Six deceptively simple principles help guide my work and how I think about architecting systems and creating things for real people.
Make people’s lives better
Despite what Google might say, doing no evil falls far short of doing good. I believe that design should be used as a force for good in the world, and for people in particular. There are many ways to make people’s lives better with design, however big or small, and that should always be a goal.
Balance simplicity and complexity
Design should be as simple as possible, but not simpler (to borrow the words of a famous physicist). It should always be the goal of design to strike the right balance between these competing forces.
Use intelligent defaults
Kevin Kelly made the case for the importance of the default, and hit the nail on the head about the nature of design decisions. It’s analogous to the notion that you can’t “not” design, and we must always be mindful of how our chosen defaults in design play out in the world.
Be consistent, but be smart about it
Emerson is often misquoted as having said “Consistency is the hobgoblin of little minds.” The more nuanced truth of his actual statement is much wiser. Consistency for its own sake (in design and elsewhere) is probably a foolish thing, unless there’s an underlying benefit to be gained through it.

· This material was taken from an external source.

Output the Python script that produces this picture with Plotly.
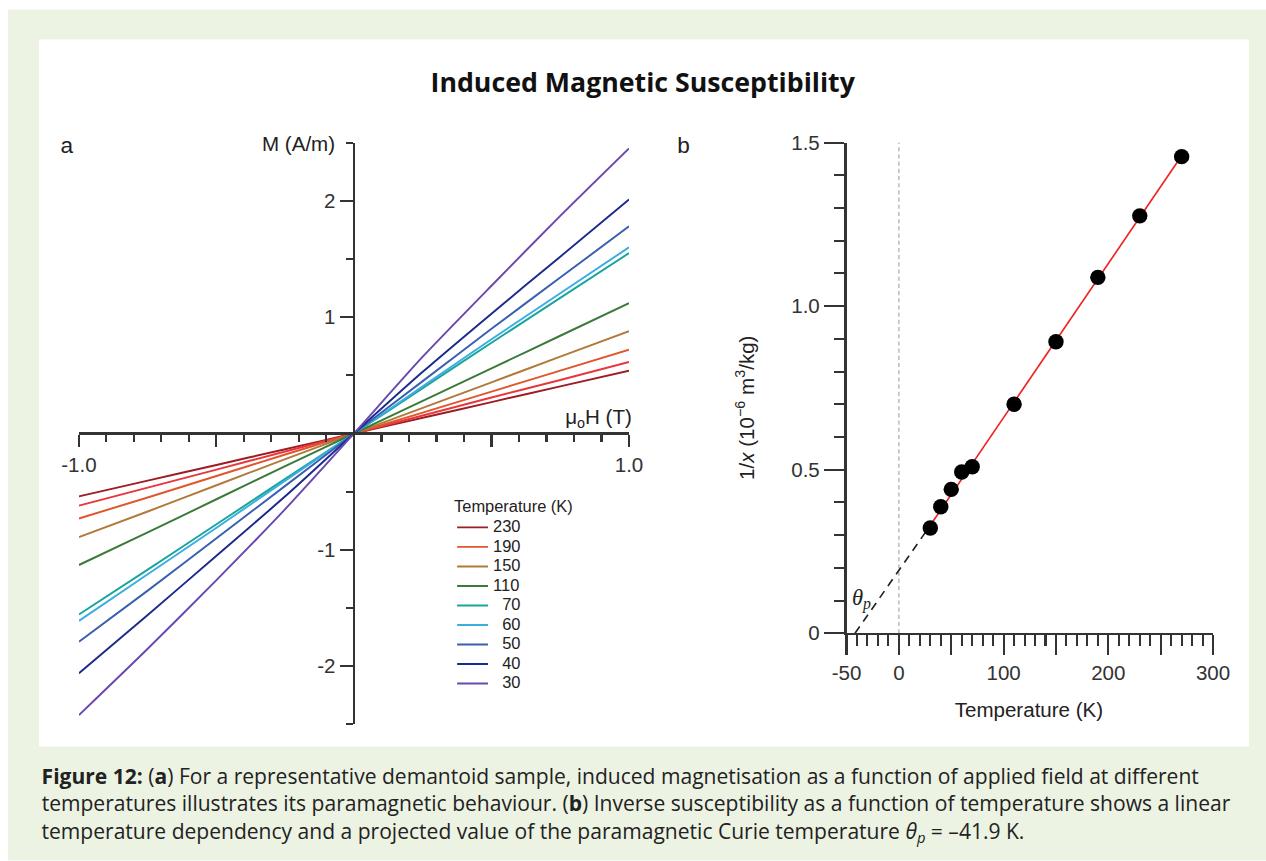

Design for the right scale
When designing products, applications or Web sites, scale can vary greatly in terms of data, content and number of users (to name a few). Failure to take scalability considerations into account can lead to grave failures of design. It’s important to get scale right and design accordingly.
Design systems, not islands
The designer sits at the center of a Web…They are an integral part of connecting users, technology, goods and services, and businesses with the things they create. If we as designers fail to see those threads of connection, we design things in a vacuum. While those creations may be idyllic islands of aesthetics, objects of beauty and grace, they may yet fail to actually work in the real world where they have to live.